House panel passes flood insurance overhaul bills
The House Financial Services Committee on Wednesday passed four bills intended to reduce the National Flood Insurance Program’s (NFIP) financial burdens and assist homeowners struggling to get claims approved by the federal insurance agency.
The legislation will head to the House floor as part of a broader flood insurance reform initiative.
Committee lawmakers have worked on revamping the debt-riddled NFIP since January 2016, weeks after holiday season floods devastated the Midwest and South. The program offers flood policies to residents of flood-prone areas where insurance is required. It runs out of funding on Sept. 30.

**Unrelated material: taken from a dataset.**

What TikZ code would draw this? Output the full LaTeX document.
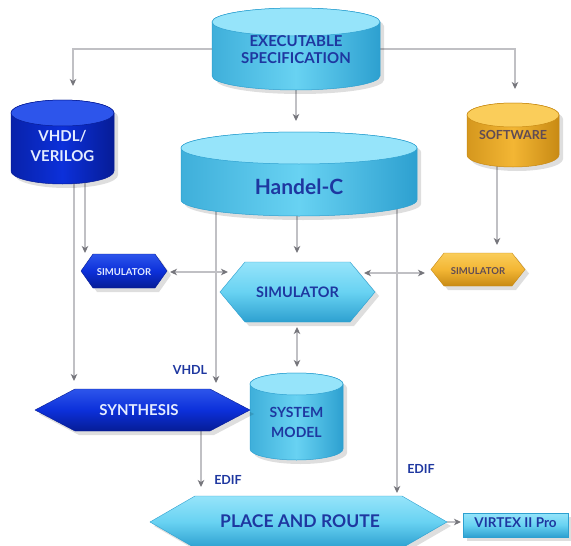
\documentclass[tikz,border=0pt]{standalone}
\usepackage{fontspec}
\setmainfont{Lato}
\usetikzlibrary{calc,arrows.meta}
\pgfdeclarelayer{back}\pgfdeclarelayer{bg}\pgfsetlayers{back,bg,main}
\definecolor{cy}{RGB}{104,210,242}
\definecolor{cyTop}{RGB}{150,228,250}
\definecolor{cyDk}{RGB}{45,160,208}
\definecolor{db}{RGB}{12,48,218}
\definecolor{dbTop}{RGB}{45,85,235}
\definecolor{dbDk}{RGB}{6,28,150}
\definecolor{orc}{RGB}{243,182,52}
\definecolor{orcTop}{RGB}{250,205,90}
\definecolor{orcDk}{RGB}{200,138,20}
\definecolor{txt}{RGB}{30,55,160}
\definecolor{txtW}{RGB}{228,236,255}
\definecolor{txtO}{RGB}{95,75,85}
\definecolor{ln}{RGB}{192,192,196}
\definecolor{ah}{RGB}{118,118,124}
\tikzset{
  conn/.style={draw=ln, line width=1.2pt},
  tipA/.tip={Stealth[length=7pt,width=6.5pt,inset=2pt,color=ah]},
  arr/.style={conn, -tipA},
  darr/.style={conn, tipA-tipA},
  lbl/.style={font=\bfseries\fontsize{12.5}{14}\selectfont, text=txt, inner sep=0},
  anc/.style={inner sep=0, outer sep=0},
  ctext/.style={inner sep=0, align=center}
}
% cylinder: name, cx, ytop, halfwidth, height, ry, colour prefix
\newcommand\mkcyl[7]{%
  \pgfmathsetmacro\cxL{#2-#4}%
  \pgfmathsetmacro\cxR{#2+#4}%
  \pgfmathsetmacro\cyT{-(#3)-(#6)}%
  \pgfmathsetmacro\cyB{-(#3)-(#5)+(#6)}%
  \pgfmathsetmacro\cyM{-(#3)-(#5)/2}%
  \begin{scope}[shift={(4,-4)}]
    \fill[black,opacity=.13] (\cxL,\cyT) -- (\cxL,\cyB) arc[start angle=180,end angle=360,x radius=#4,y radius=#6] -- (\cxR,\cyT) arc[start angle=0,end angle=180,x radius=#4,y radius=#6] -- cycle;
  \end{scope}
  \path[left color=#7Dk!70!#7, right color=#7Dk, middle color=#7, draw=#7Dk, line width=.5pt] (\cxL,\cyT) -- (\cxL,\cyB) arc[start angle=180,end angle=360,x radius=#4,y radius=#6] -- (\cxR,\cyT) arc[start angle=0,end angle=180,x radius=#4,y radius=#6] -- cycle;
  \draw[fill=#7Top, draw=#7Dk, line width=.5pt] (#2,\cyT) ellipse[x radius=#4, y radius=#6];
  \node[anc, minimum width={2*#4*1pt}, minimum height={#5*1pt}] (#1) at (#2,\cyM) {};
}
% hexagon: name, cx, cy, halfwidth, halfheight, inset, colour prefix
\newcommand\mkhex[7]{%
  \pgfmathsetmacro\hL{#2-#4}%
  \pgfmathsetmacro\hR{#2+#4}%
  \pgfmathsetmacro\hLi{#2-#4+#6}%
  \pgfmathsetmacro\hRi{#2+#4-#6}%
  \pgfmathsetmacro\hT{-(#3)+(#5)}%
  \pgfmathsetmacro\hB{-(#3)-(#5)}%
  \pgfmathsetmacro\hM{-(#3)}%
  \begin{scope}[shift={(4,-4)}]
    \fill[black,opacity=.13] (\hL,\hM) -- (\hLi,\hT) -- (\hRi,\hT) -- (\hR,\hM) -- (\hRi,\hB) -- (\hLi,\hB) -- cycle;
  \end{scope}
  \path[top color=#7Top, bottom color=#7Dk, middle color=#7, draw=#7Dk, line width=.4pt] (\hL,\hM) -- (\hLi,\hT) -- (\hRi,\hT) -- (\hR,\hM) -- (\hRi,\hB) -- (\hLi,\hB) -- cycle;
  \node[anc, minimum width={2*#4*1pt}, minimum height={2*#5*1pt}] (#1) at (#2,\hM) {};
}
\begin{document}
\begin{tikzpicture}[x=1pt,y=1pt]
\useasboundingbox (0,0) rectangle (571,-546);
\begin{pgfonlayer}{back}
\fill[white] (0,0) rectangle (571,-546);
\end{pgfonlayer}
% cylinders
\mkcyl{exec}{296}{8}{84}{82}{14}{cy}
\mkcyl{vhdl}{62.5}{100}{51.5}{84}{13}{db}
\mkcyl{sw}{513}{103}{46}{64}{12}{orc}
\mkcyl{hand}{299}{132}{118}{84}{16}{cy}
\mkcyl{sys}{296.5}{373}{46.5}{87}{11}{cy}
% hexagons
\mkhex{simL}{124}{271}{43}{17}{12}{db}
\mkhex{simC}{297.5}{292}{77.5}{30}{25}{cy}
\mkhex{simR}{478}{269.5}{47}{16.5}{13}{orc}
\mkhex{synth}{142.5}{410}{107.5}{21}{40}{db}
\mkhex{place}{298.5}{522}{148.5}{26}{45}{cy}
% virtex box
\fill[black,opacity=.13] (467,-517) rectangle (572,-541);
\node[anc, minimum width=105pt, minimum height=24pt, top color=cyTop, bottom color=cyDk, middle color=cy, draw=cyDk, line width=.4pt] (virtex) at (515.5,-525) {};
% texts
\node[ctext, font=\bfseries\fontsize{15}{17}\selectfont, text=txt] (execT) at (296,-49.5) {EXECUTABLE\\SPECIFICATION};
\node[ctext, font=\bfseries\fontsize{15}{20}\selectfont, text=txtW] (vhdlT) at (62.5,-146) {VHDL/\\VERILOG};
\node[ctext, font=\bfseries\fontsize{12.5}{13}\selectfont, text=txtO] (swT) at (513,-135) {SOFTWARE};
\node[ctext, font=\bfseries\fontsize{21}{24}\selectfont, text=txt] (handT) at (299,-187) {Handel-C};
\node[ctext, font=\bfseries\fontsize{14}{20}\selectfont, text=txt] (sysT) at (296.5,-422) {SYSTEM\\MODEL};
\node[ctext, font=\bfseries\fontsize{9.5}{11}\selectfont, text=txtW] (simLT) at (124,-272) {SIMULATOR};
\node[ctext, font=\bfseries\fontsize{14.5}{16}\selectfont, text=txt] (simCT) at (297.5,-292) {SIMULATOR};
\node[ctext, font=\bfseries\fontsize{9.5}{11}\selectfont, text=txtO] (simRT) at (478,-271) {SIMULATOR};
\node[ctext, font=\bfseries\fontsize{15}{17}\selectfont, text=txtW] (synthT) at (139,-410) {SYNTHESIS};
\node[ctext, font=\bfseries\fontsize{17.5}{20}\selectfont, text=txt] (placeT) at (300,-521) {PLACE AND ROUTE};
\node[ctext, font=\bfseries\fontsize{13.5}{15}\selectfont, text=txt] (virtexT) at (515.5,-523) {VIRTEX II Pro};
\node[lbl] (lblV) at (190,-370) {VHDL};
\node[lbl] (lblE1) at (228,-480) {EDIF};
\node[lbl] (lblE2) at (421,-469) {EDIF};
% connectors
\begin{pgfonlayer}{bg}
\draw[arr] (exec.west) -| ($(vhdl.north)+(10.5,14)$);
\draw[arr] (exec.east) -| ($(sw.north)+(2,14)$);
\draw[arr] (exec.south) -- ($(hand.north)+(-3,11)$);
\draw[arr] ($(vhdl.south)+(11.5,4)$) -- ($(synth.north west)+(39,8)$);
\draw[arr] ($(vhdl.south)+(22.5,4)$) -- ($(simL.north)+(-39,1)$);
\draw[arr] ($(hand.south)+(-83,8)$) -- ($(synth.north east)+(-34,6)$);
\draw[arr] ($(hand.south)+(98,11)$) -- ($(place.north)+(98.5,3)$);
\draw[arr] ($(hand.south)+(-2,2)$) -- ($(simC.north)+(-0.5,9)$);
\draw[arr] ($(sw.south)+(-16,5)$) -- ($(simR.north)+(19,8)$);
\draw[darr] ($(simL.east)+(3,-1)$) -- ($(simC.west)+(8,20)$);
\draw[darr] ($(simC.east)+(-11,19)$) -- ($(simR.west)+(-6,-3.5)$);
\draw[darr] ($(simC.south)+(-0.5,-5)$) -- ($(sys.north)+(0.5,6)$);
\draw[arr] ($(synth.south)+(58.5,0)$) -- ($(place.north west)+(51,9)$);
\draw[arr] (place.east) -- ($(virtex.west)+(-2,3)$);
\end{pgfonlayer}
\end{tikzpicture}
\end{document}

{mosads}Lawmakers are using the deadline as a push to cut the NFIP’s $24 billion debt and shift more flood insurance customers to a burgeoning private market. Private flood insurance was largely non-existent when the NFIP was established in 1968, and Republicans are eager to reduce taxpayer exposure to risky homes by easing federal policy holders into private plans.
The committee passed a bill offered by Rep. Blaine Luetkemeyer (R-Mo.) that mandates the NFIP to send a percentage of its riskiest policies over to private insurers each year, waives the insurance coverage mandate for commercial buildings and allows state and local governments to submit their own flood maps to the NFIP to replace federal ones. The bill passed 36 to 24, largely along party lines.
The Financial Services panel has focused on lowering flood insurance rates, boosting a burgeoning private flood insurance market, modernizing flood zone mapping and encouraging flood mitigation practices for homebuilders and land developers.
Several of the bills cleared the committee with little trouble. The panel unanimously advanced a bill offered by Rep. Nydia Velazquez (D-N.Y.) meant to assist NFIP policyholders to challenge claim denials and crack down on claim fraud. Lawmakers from New York and New Jersey in districts devastated by Superstorm Sandy backed the bill with stories about slighted constituents who never received coverage.
The committee also cleared an update of a bill sponsored by Reps. Dennis Ross (R-Fla.) and Kathy Castor (D-Fla.) that passed the House last year. The Ross-Castor bill clarifies that certain private policies can satisfy the federal flood insurance mandate, so long as they match certain aspects of NFIP insurance policies.
Lawmakers are still squabbling over pieces of refunding the NFIP. Republicans initially sought a five-year extension, while Democrats sought 10 years and a longer off-ramp for federally insured homeowners to take on higher rates and private policies.